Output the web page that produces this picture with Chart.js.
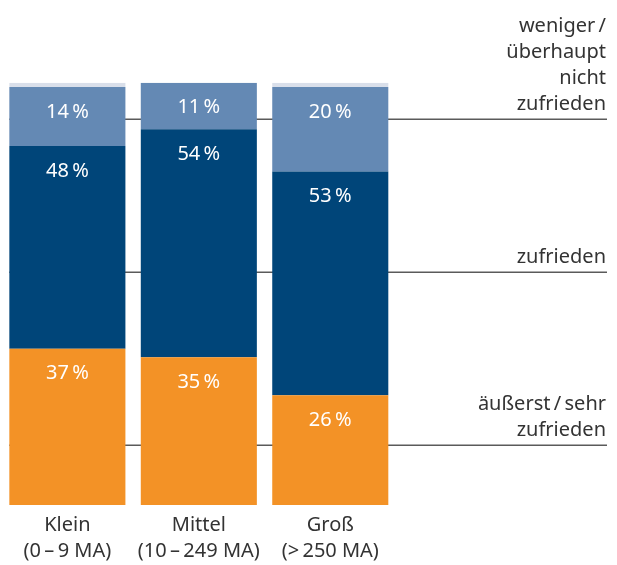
<!DOCTYPE html>
<html>
<head>
<meta charset="utf-8">
<script src="https://cdn.jsdelivr.net/npm/chart.js@4/dist/chart.umd.min.js"></script>
<style>
  html, body { margin: 0; padding: 0; background: #ffffff; }
  #wrap { width: 617px; height: 565px; }
</style>
</head>
<body>
<div id="wrap"><canvas id="c" width="617" height="565"></canvas></div>
<script>
// ---- data ----
const categories = [["Klein", "(0\u2009\u2013\u20099 MA)"], ["Mittel", "(10\u2009\u2013\u2009249 MA)"], ["Groß", "(>\u2009250 MA)"]];
const sehrZufrieden = [37, 35, 26];
const zufrieden = [48, 54, 53];
const wenigerZufrieden = [14, 11, 20];
const keineAngabe = [1, 0, 1];
const seriesNames = ["äußerst / sehr zufrieden", "zufrieden", "weniger / überhaupt nicht zufrieden", "keine Angabe"];
const legendLabels = [["äußerst\u2009/\u2009sehr", "zufrieden"], ["zufrieden"], ["weniger\u2009/", "überhaupt", "nicht", "zufrieden"]];
const legendLevels = [14.2, 55.2, 91.5];

const FONT = "'Noto Sans', 'Open Sans', sans-serif";
const TEXT = "#333333";

const overlay = {
  id: 'overlay',
  beforeDatasetsDraw(chart) {
    const ctx = chart.ctx, y = chart.scales.y;
    const firstBar = chart.getDatasetMeta(0).data[0];
    const x0 = firstBar.x - firstBar.width / 2;
    const xr = 607;
    ctx.save();
    ctx.strokeStyle = "#5a5a5a";
    ctx.lineWidth = 1.5;
    legendLevels.forEach((lv, i) => {
      const py = Math.round(y.getPixelForValue(lv)) + 0.25;
      ctx.beginPath();
      ctx.moveTo(x0, py);
      ctx.lineTo(xr, py);
      ctx.stroke();
      ctx.fillStyle = TEXT;
      ctx.font = "20px " + FONT;
      ctx.textAlign = "right";
      ctx.textBaseline = "alphabetic";
      const lines = legendLabels[i];
      lines.forEach((t, j) => {
        const by = py - 9 - (lines.length - 1 - j) * 26;
        ctx.fillText(t, 606, by);
      });
    });
    ctx.restore();
  },
  afterDatasetsDraw(chart) {
    const ctx = chart.ctx;
    ctx.save();
    ctx.fillStyle = "#ffffff";
    ctx.font = "20px " + FONT;
    ctx.textAlign = "center";
    ctx.textBaseline = "middle";
    for (let d = 0; d < 3; d++) {
      const meta = chart.getDatasetMeta(d);
      const vals = chart.data.datasets[d].data;
      meta.data.forEach((el, i) => {
        ctx.fillText(vals[i] + "\u2009%", el.x, el.y + 25);
      });
    }
    ctx.restore();
  }
};

new Chart(document.getElementById('c'), {
  type: 'bar',
  data: {
    labels: categories,
    datasets: [
      { label: seriesNames[0], data: sehrZufrieden, backgroundColor: "#f39226" },
      { label: seriesNames[1], data: zufrieden, backgroundColor: "#004579" },
      { label: seriesNames[2], data: wenigerZufrieden, backgroundColor: "#6489b4" },
      { label: seriesNames[3], data: keineAngabe, backgroundColor: "#d9dfea" }
    ]
  },
  options: {
    responsive: false,
    devicePixelRatio: 1,
    animation: false,
    layout: { padding: { left: 1.65, right: 221, top: 82.7, bottom: 0 } },
    datasets: { bar: { categoryPercentage: 1, barPercentage: 0.883, borderWidth: 0 } },
    plugins: { legend: { display: false }, tooltip: { enabled: false } },
    scales: {
      x: {
        stacked: true,
        grid: { display: false, drawTicks: false },
        border: { display: false },
        ticks: { color: TEXT, font: { family: FONT, size: 20, lineHeight: 1.3 }, padding: 7, maxRotation: 0, autoSkip: false },
        afterFit(s) { s.height = 60; }
      },
      y: {
        stacked: true, display: false, min: 0, max: 100
      }
    }
  },
  plugins: [overlay]
});
</script>
</body>
</html>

WHAT YOU WILL DO => Omitting all images, print the listing exactly.

ANSWER TO THE PROBLEM =>
Output the web page that produces this picture with Chart.js.
<!DOCTYPE html>
<html>
<head>
<meta charset="utf-8">
<script src="https://cdn.jsdelivr.net/npm/chart.js@4/dist/chart.umd.min.js"></script>
<style>
  html, body { margin: 0; padding: 0; background: #ffffff; }
  #wrap { width: 617px; height: 565px; }
</style>
</head>
<body>
<div id="wrap"><canvas id="c" width="617" height="565"></canvas></div>
<script>
// ---- data ----
const categories = [["Klein", "(0\u2009\u2013\u20099 MA)"], ["Mittel", "(10\u2009\u2013\u2009249 MA)"], ["Groß", "(>\u2009250 MA)"]];
const sehrZufrieden = [37, 35, 26];
const zufrieden = [48, 54, 53];
const wenigerZufrieden = [14, 11, 20];
const keineAngabe = [1, 0, 1];
const seriesNames = ["äußerst / sehr zufrieden", "zufrieden", "weniger / überhaupt nicht zufrieden", "keine Angabe"];
const legendLabels = [["äußerst\u2009/\u2009sehr", "zufrieden"], ["zufrieden"], ["weniger\u2009/", "überhaupt", "nicht", "zufrieden"]];
const legendLevels = [14.2, 55.2, 91.5];

const FONT = "'Noto Sans', 'Open Sans', sans-serif";
const TEXT = "#333333";

const overlay = {
  id: 'overlay',
  beforeDatasetsDraw(chart) {
    const ctx = chart.ctx, y = chart.scales.y;
    const firstBar = chart.getDatasetMeta(0).data[0];
    const x0 = firstBar.x - firstBar.width / 2;
    const xr = 607;
    ctx.save();
    ctx.strokeStyle = "#5a5a5a";
    ctx.lineWidth = 1.5;
    legendLevels.forEach((lv, i) => {
      const py = Math.round(y.getPixelForValue(lv)) + 0.25;
      ctx.beginPath();
      ctx.moveTo(x0, py);
      ctx.lineTo(xr, py);
      ctx.stroke();
      ctx.fillStyle = TEXT;
      ctx.font = "20px " + FONT;
      ctx.textAlign = "right";
      ctx.textBaseline = "alphabetic";
      const lines = legendLabels[i];
      lines.forEach((t, j) => {
        const by = py - 9 - (lines.length - 1 - j) * 26;
        ctx.fillText(t, 606, by);
      });
    });
    ctx.restore();
  },
  afterDatasetsDraw(chart) {
    const ctx = chart.ctx;
    ctx.save();
    ctx.fillStyle = "#ffffff";
    ctx.font = "20px " + FONT;
    ctx.textAlign = "center";
    ctx.textBaseline = "middle";
    for (let d = 0; d < 3; d++) {
      const meta = chart.getDatasetMeta(d);
      const vals = chart.data.datasets[d].data;
      meta.data.forEach((el, i) => {
        ctx.fillText(vals[i] + "\u2009%", el.x, el.y + 25);
      });
    }
    ctx.restore();
  }
};

new Chart(document.getElementById('c'), {
  type: 'bar',
  data: {
    labels: categories,
    datasets: [
      { label: seriesNames[0], data: sehrZufrieden, backgroundColor: "#f39226" },
      { label: seriesNames[1], data: zufrieden, backgroundColor: "#004579" },
      { label: seriesNames[2], data: wenigerZufrieden, backgroundColor: "#6489b4" },
      { label: seriesNames[3], data: keineAngabe, backgroundColor: "#d9dfea" }
    ]
  },
  options: {
    responsive: false,
    devicePixelRatio: 1,
    animation: false,
    layout: { padding: { left: 1.65, right: 221, top: 82.7, bottom: 0 } },
    datasets: { bar: { categoryPercentage: 1, barPercentage: 0.883, borderWidth: 0 } },
    plugins: { legend: { display: false }, tooltip: { enabled: false } },
    scales: {
      x: {
        stacked: true,
        grid: { display: false, drawTicks: false },
        border: { display: false },
        ticks: { color: TEXT, font: { family: FONT, size: 20, lineHeight: 1.3 }, padding: 7, maxRotation: 0, autoSkip: false },
        afterFit(s) { s.height = 60; }
      },
      y: {
        stacked: true, display: false, min: 0, max: 100
      }
    }
  },
  plugins: [overlay]
});
</script>
</body>
</html>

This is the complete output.